Required task
Examine the material below. Gather every line in which the string "seaborn" appears.

Data extract

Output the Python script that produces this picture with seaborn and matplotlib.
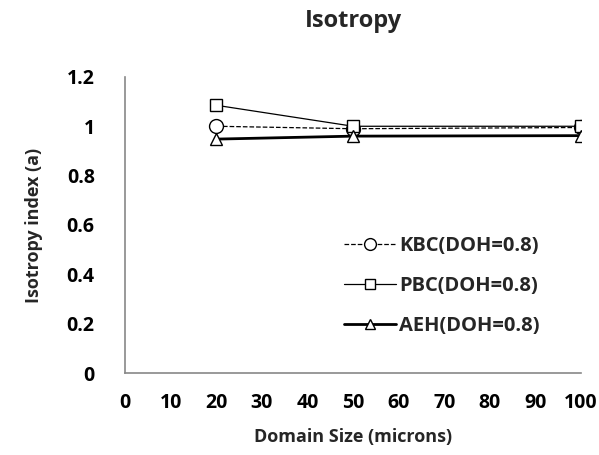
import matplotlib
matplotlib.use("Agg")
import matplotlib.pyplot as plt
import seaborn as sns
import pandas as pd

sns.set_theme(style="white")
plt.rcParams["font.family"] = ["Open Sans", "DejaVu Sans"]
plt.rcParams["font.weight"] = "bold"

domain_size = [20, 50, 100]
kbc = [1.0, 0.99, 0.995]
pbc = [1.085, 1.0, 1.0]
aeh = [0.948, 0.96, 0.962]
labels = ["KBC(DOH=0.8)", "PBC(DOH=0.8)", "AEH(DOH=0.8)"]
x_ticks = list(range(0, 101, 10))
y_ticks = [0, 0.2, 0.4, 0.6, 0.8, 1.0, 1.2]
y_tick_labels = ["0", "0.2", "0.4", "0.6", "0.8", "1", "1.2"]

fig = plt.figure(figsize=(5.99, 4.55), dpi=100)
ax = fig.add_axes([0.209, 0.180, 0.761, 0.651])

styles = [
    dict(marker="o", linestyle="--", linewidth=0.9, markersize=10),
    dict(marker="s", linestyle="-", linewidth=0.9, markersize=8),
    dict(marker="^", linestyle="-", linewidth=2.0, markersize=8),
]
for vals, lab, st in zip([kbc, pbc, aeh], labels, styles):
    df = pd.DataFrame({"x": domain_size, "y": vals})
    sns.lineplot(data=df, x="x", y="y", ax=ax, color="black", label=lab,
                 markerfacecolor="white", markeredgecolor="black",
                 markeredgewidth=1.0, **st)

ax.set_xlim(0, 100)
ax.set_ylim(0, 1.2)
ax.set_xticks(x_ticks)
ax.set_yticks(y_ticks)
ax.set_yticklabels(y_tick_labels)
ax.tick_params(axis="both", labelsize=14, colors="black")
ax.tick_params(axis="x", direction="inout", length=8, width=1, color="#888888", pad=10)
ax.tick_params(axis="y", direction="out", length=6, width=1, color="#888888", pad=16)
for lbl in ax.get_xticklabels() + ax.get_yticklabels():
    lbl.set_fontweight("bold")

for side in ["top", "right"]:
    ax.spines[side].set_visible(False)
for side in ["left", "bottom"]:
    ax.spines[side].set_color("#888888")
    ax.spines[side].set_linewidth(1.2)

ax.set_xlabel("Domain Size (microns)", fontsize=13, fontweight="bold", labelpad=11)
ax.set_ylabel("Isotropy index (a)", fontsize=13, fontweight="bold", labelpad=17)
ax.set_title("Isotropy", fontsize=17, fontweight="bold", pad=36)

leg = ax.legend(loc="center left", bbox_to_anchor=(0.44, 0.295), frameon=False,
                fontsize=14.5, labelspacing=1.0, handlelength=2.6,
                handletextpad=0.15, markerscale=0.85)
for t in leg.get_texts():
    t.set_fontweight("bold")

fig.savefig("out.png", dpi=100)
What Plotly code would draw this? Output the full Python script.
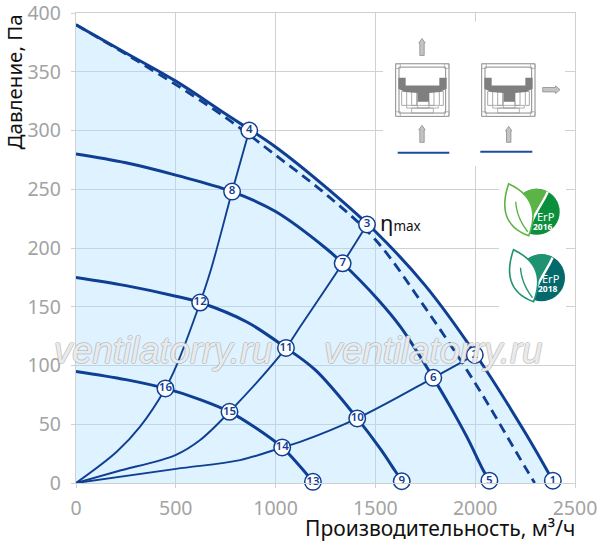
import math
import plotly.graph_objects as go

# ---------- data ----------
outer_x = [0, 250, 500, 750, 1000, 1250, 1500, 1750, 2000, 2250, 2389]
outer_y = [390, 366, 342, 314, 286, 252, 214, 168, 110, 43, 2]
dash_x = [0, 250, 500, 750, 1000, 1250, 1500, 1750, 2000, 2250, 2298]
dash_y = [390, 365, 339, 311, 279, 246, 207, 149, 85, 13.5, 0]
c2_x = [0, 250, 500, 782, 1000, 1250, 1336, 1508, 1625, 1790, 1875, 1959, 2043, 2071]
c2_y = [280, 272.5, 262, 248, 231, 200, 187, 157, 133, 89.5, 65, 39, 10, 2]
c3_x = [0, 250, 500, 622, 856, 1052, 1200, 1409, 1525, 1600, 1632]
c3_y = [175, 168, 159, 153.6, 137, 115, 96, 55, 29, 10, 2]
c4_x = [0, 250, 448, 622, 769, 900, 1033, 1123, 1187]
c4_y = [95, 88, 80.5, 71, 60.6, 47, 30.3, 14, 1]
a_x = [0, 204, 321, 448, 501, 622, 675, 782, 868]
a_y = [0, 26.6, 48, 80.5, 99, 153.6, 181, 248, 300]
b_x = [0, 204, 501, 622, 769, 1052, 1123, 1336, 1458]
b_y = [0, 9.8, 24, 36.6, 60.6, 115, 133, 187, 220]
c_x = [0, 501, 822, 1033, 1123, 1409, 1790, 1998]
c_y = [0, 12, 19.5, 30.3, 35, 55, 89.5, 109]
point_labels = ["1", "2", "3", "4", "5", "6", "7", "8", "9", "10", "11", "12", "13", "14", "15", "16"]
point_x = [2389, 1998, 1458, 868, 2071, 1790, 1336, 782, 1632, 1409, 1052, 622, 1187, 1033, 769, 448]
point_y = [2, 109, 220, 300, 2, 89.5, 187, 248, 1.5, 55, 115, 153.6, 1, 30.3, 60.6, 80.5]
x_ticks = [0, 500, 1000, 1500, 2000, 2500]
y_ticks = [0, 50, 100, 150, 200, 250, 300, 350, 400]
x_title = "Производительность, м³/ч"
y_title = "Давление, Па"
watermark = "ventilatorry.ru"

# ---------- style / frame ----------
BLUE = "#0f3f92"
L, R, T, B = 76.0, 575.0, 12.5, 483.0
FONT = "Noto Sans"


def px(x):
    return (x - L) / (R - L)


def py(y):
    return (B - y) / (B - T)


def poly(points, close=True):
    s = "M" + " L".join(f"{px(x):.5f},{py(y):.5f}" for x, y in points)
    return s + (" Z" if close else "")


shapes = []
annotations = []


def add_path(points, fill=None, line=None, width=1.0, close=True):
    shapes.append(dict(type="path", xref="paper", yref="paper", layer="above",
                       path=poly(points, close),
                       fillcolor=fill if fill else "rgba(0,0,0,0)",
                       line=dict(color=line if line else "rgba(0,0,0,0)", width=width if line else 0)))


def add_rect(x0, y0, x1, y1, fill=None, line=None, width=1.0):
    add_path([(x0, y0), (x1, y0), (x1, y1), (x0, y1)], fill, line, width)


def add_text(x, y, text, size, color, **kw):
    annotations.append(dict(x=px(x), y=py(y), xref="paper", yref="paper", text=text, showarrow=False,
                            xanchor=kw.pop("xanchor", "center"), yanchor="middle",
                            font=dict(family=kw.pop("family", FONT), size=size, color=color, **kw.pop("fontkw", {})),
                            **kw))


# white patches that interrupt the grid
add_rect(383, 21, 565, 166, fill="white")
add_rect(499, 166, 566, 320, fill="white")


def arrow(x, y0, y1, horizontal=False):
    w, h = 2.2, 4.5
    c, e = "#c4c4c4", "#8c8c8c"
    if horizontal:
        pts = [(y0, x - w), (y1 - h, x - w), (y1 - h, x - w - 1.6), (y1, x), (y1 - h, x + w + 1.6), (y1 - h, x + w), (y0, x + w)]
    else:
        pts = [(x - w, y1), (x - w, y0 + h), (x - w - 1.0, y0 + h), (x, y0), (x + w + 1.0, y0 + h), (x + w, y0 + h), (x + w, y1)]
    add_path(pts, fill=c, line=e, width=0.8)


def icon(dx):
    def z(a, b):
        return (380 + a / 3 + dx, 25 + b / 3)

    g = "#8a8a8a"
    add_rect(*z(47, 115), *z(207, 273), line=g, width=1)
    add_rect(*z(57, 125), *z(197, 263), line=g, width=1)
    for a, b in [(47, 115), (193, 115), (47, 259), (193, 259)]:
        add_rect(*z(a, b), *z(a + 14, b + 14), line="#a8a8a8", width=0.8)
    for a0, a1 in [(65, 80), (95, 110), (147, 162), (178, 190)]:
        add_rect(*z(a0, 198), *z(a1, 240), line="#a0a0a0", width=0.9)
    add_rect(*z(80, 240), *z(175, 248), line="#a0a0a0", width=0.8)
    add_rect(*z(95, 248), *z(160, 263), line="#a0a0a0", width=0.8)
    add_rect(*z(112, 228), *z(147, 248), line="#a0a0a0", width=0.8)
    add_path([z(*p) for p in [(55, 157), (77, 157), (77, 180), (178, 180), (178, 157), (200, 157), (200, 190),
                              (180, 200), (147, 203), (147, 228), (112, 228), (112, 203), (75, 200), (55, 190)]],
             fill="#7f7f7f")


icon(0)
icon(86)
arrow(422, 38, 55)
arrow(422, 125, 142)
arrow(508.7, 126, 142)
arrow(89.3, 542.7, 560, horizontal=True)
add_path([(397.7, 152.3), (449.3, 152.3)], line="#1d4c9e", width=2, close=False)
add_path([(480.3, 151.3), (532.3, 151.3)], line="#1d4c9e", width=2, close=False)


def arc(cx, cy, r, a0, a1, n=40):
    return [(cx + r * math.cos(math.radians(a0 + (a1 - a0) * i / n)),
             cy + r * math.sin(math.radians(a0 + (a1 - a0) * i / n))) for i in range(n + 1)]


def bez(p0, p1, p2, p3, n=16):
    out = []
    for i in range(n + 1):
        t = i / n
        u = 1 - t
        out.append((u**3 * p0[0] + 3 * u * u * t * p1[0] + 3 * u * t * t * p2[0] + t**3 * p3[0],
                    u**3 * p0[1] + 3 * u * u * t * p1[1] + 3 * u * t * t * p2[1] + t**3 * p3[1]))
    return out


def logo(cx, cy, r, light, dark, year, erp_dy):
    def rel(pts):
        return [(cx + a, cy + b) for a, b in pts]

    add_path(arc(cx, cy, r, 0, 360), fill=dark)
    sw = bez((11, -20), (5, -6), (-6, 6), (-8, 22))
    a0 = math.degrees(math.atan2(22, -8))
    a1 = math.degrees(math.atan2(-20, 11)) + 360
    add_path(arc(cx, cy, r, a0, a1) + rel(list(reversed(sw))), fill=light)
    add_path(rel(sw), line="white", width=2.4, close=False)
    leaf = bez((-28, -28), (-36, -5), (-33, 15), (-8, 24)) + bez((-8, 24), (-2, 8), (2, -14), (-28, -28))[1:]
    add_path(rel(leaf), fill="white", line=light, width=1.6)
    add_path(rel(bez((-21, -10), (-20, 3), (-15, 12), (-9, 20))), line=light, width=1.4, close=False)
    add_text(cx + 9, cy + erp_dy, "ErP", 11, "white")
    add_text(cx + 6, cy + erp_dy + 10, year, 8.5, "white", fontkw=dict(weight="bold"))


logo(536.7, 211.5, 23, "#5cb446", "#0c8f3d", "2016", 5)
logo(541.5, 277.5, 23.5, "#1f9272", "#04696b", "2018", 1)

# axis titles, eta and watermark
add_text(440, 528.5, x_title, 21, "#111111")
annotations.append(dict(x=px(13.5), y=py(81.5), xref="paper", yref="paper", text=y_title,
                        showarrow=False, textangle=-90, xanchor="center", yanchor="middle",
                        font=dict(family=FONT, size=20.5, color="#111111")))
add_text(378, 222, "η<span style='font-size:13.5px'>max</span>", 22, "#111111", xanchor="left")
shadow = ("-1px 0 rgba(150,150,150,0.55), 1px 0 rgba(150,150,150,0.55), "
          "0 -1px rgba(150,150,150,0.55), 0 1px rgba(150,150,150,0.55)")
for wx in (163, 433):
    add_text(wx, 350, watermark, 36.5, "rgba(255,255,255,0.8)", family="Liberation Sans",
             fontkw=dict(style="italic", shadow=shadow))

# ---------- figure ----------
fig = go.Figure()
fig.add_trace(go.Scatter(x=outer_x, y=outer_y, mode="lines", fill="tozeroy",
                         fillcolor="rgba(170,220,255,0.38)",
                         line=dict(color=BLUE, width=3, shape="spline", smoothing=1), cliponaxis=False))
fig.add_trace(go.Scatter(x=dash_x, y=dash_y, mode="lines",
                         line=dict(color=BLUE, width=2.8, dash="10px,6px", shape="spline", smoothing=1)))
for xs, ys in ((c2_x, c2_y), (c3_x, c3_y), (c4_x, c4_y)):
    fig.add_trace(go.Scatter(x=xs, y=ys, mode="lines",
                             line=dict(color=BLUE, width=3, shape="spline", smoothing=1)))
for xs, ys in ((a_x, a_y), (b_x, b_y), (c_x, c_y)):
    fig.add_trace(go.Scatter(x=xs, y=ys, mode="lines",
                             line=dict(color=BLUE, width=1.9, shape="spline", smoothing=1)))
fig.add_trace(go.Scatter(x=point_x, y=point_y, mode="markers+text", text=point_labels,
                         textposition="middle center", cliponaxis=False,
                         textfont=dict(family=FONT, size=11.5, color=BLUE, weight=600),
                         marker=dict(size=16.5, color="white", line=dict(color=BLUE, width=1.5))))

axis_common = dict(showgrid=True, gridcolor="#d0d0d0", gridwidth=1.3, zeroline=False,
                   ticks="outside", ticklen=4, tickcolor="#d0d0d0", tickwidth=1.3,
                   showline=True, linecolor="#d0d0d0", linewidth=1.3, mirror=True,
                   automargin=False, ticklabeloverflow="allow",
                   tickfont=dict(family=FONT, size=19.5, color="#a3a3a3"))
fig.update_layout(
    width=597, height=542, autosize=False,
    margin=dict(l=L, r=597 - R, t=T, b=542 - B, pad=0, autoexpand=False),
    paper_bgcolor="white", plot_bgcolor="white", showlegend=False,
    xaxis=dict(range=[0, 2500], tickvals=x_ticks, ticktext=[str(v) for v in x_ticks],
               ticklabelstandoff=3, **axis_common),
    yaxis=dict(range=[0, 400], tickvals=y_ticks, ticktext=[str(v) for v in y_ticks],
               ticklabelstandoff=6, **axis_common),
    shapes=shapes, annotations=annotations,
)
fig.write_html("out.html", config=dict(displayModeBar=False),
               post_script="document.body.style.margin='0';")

Solution below
Output the Python script that produces this picture with seaborn and matplotlib.
import seaborn as sns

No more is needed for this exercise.